WHAT TO WORK ON:
Give the listing again character for character, but drop the images.

AVAILABLE DATA:
--------------------
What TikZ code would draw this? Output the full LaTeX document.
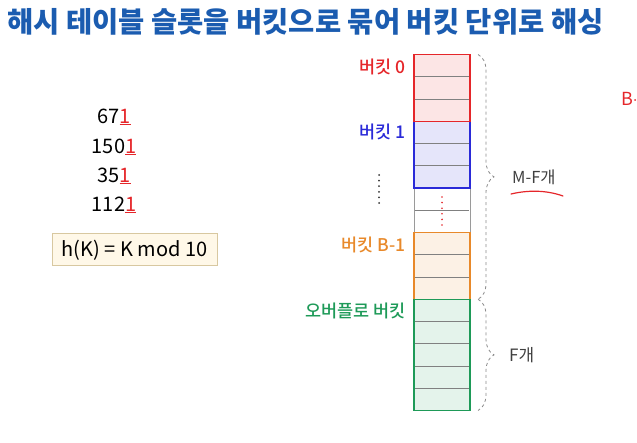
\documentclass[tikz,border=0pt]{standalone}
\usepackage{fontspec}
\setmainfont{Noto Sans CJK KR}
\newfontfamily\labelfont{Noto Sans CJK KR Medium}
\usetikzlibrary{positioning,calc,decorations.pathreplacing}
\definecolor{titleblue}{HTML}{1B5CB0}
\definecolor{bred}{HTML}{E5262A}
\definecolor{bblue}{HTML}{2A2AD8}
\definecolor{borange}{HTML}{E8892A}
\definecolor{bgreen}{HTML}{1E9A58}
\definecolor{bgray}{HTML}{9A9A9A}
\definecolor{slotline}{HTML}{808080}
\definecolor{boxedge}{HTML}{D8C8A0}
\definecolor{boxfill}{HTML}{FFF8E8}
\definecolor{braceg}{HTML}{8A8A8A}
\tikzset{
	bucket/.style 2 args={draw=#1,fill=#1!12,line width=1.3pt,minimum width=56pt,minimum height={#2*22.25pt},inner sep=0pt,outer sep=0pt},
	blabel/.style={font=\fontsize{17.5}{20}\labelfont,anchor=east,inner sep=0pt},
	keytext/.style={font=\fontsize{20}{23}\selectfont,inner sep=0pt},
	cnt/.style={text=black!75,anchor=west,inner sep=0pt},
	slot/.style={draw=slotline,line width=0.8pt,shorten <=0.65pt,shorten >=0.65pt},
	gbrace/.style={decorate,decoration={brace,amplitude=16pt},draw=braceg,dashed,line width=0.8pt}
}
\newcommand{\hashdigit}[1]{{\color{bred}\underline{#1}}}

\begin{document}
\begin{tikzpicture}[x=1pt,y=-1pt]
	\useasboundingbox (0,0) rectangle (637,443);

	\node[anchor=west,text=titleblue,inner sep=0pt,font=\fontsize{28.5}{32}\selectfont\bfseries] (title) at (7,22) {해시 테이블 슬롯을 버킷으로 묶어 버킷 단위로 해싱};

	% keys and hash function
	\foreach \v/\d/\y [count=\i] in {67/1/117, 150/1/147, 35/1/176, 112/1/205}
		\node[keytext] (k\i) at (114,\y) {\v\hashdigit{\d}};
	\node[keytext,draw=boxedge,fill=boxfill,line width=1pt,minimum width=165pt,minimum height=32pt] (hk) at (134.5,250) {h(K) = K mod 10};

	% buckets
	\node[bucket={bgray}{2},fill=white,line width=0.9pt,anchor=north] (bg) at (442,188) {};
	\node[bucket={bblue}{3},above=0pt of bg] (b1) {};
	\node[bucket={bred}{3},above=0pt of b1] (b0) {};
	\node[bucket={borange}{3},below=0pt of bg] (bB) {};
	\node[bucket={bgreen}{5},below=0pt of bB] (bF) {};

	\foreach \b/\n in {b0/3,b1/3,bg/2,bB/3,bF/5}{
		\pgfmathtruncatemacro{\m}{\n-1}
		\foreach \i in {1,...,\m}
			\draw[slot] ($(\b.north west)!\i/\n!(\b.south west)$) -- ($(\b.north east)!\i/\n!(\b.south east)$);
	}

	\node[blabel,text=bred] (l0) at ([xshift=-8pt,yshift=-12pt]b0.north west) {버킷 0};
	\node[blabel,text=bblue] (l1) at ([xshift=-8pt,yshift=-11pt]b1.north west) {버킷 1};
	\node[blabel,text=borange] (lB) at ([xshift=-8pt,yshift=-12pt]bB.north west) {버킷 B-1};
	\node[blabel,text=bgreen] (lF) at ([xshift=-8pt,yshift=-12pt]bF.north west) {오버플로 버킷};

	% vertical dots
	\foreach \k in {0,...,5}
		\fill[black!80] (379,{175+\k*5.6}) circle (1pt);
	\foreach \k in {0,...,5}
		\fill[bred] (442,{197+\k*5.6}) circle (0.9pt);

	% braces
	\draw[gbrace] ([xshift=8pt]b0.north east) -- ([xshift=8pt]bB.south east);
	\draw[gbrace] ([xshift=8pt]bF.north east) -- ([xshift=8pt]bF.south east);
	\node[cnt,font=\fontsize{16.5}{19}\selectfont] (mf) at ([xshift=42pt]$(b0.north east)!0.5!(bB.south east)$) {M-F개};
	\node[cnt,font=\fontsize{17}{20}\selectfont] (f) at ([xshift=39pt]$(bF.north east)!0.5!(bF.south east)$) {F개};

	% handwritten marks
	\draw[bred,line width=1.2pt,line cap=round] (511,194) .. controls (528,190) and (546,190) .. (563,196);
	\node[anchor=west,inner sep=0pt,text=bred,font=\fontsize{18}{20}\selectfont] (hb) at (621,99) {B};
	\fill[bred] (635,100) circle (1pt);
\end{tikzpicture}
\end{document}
--------------------
ANSWER FOR THIS EXERCISE:
What TikZ code would draw this? Output the full LaTeX document.
\documentclass[tikz,border=0pt]{standalone}
\usepackage{fontspec}
\setmainfont{Noto Sans CJK KR}
\newfontfamily\labelfont{Noto Sans CJK KR Medium}
\usetikzlibrary{positioning,calc,decorations.pathreplacing}
\definecolor{titleblue}{HTML}{1B5CB0}
\definecolor{bred}{HTML}{E5262A}
\definecolor{bblue}{HTML}{2A2AD8}
\definecolor{borange}{HTML}{E8892A}
\definecolor{bgreen}{HTML}{1E9A58}
\definecolor{bgray}{HTML}{9A9A9A}
\definecolor{slotline}{HTML}{808080}
\definecolor{boxedge}{HTML}{D8C8A0}
\definecolor{boxfill}{HTML}{FFF8E8}
\definecolor{braceg}{HTML}{8A8A8A}
\tikzset{
	bucket/.style 2 args={draw=#1,fill=#1!12,line width=1.3pt,minimum width=56pt,minimum height={#2*22.25pt},inner sep=0pt,outer sep=0pt},
	blabel/.style={font=\fontsize{17.5}{20}\labelfont,anchor=east,inner sep=0pt},
	keytext/.style={font=\fontsize{20}{23}\selectfont,inner sep=0pt},
	cnt/.style={text=black!75,anchor=west,inner sep=0pt},
	slot/.style={draw=slotline,line width=0.8pt,shorten <=0.65pt,shorten >=0.65pt},
	gbrace/.style={decorate,decoration={brace,amplitude=16pt},draw=braceg,dashed,line width=0.8pt}
}
\newcommand{\hashdigit}[1]{{\color{bred}\underline{#1}}}

\begin{document}
\begin{tikzpicture}[x=1pt,y=-1pt]
	\useasboundingbox (0,0) rectangle (637,443);

	\node[anchor=west,text=titleblue,inner sep=0pt,font=\fontsize{28.5}{32}\selectfont\bfseries] (title) at (7,22) {해시 테이블 슬롯을 버킷으로 묶어 버킷 단위로 해싱};

	% keys and hash function
	\foreach \v/\d/\y [count=\i] in {67/1/117, 150/1/147, 35/1/176, 112/1/205}
		\node[keytext] (k\i) at (114,\y) {\v\hashdigit{\d}};
	\node[keytext,draw=boxedge,fill=boxfill,line width=1pt,minimum width=165pt,minimum height=32pt] (hk) at (134.5,250) {h(K) = K mod 10};

	% buckets
	\node[bucket={bgray}{2},fill=white,line width=0.9pt,anchor=north] (bg) at (442,188) {};
	\node[bucket={bblue}{3},above=0pt of bg] (b1) {};
	\node[bucket={bred}{3},above=0pt of b1] (b0) {};
	\node[bucket={borange}{3},below=0pt of bg] (bB) {};
	\node[bucket={bgreen}{5},below=0pt of bB] (bF) {};

	\foreach \b/\n in {b0/3,b1/3,bg/2,bB/3,bF/5}{
		\pgfmathtruncatemacro{\m}{\n-1}
		\foreach \i in {1,...,\m}
			\draw[slot] ($(\b.north west)!\i/\n!(\b.south west)$) -- ($(\b.north east)!\i/\n!(\b.south east)$);
	}

	\node[blabel,text=bred] (l0) at ([xshift=-8pt,yshift=-12pt]b0.north west) {버킷 0};
	\node[blabel,text=bblue] (l1) at ([xshift=-8pt,yshift=-11pt]b1.north west) {버킷 1};
	\node[blabel,text=borange] (lB) at ([xshift=-8pt,yshift=-12pt]bB.north west) {버킷 B-1};
	\node[blabel,text=bgreen] (lF) at ([xshift=-8pt,yshift=-12pt]bF.north west) {오버플로 버킷};

	% vertical dots
	\foreach \k in {0,...,5}
		\fill[black!80] (379,{175+\k*5.6}) circle (1pt);
	\foreach \k in {0,...,5}
		\fill[bred] (442,{197+\k*5.6}) circle (0.9pt);

	% braces
	\draw[gbrace] ([xshift=8pt]b0.north east) -- ([xshift=8pt]bB.south east);
	\draw[gbrace] ([xshift=8pt]bF.north east) -- ([xshift=8pt]bF.south east);
	\node[cnt,font=\fontsize{16.5}{19}\selectfont] (mf) at ([xshift=42pt]$(b0.north east)!0.5!(bB.south east)$) {M-F개};
	\node[cnt,font=\fontsize{17}{20}\selectfont] (f) at ([xshift=39pt]$(bF.north east)!0.5!(bF.south east)$) {F개};

	% handwritten marks
	\draw[bred,line width=1.2pt,line cap=round] (511,194) .. controls (528,190) and (546,190) .. (563,196);
	\node[anchor=west,inner sep=0pt,text=bred,font=\fontsize{18}{20}\selectfont] (hb) at (621,99) {B};
	\fill[bred] (635,100) circle (1pt);
\end{tikzpicture}
\end{document}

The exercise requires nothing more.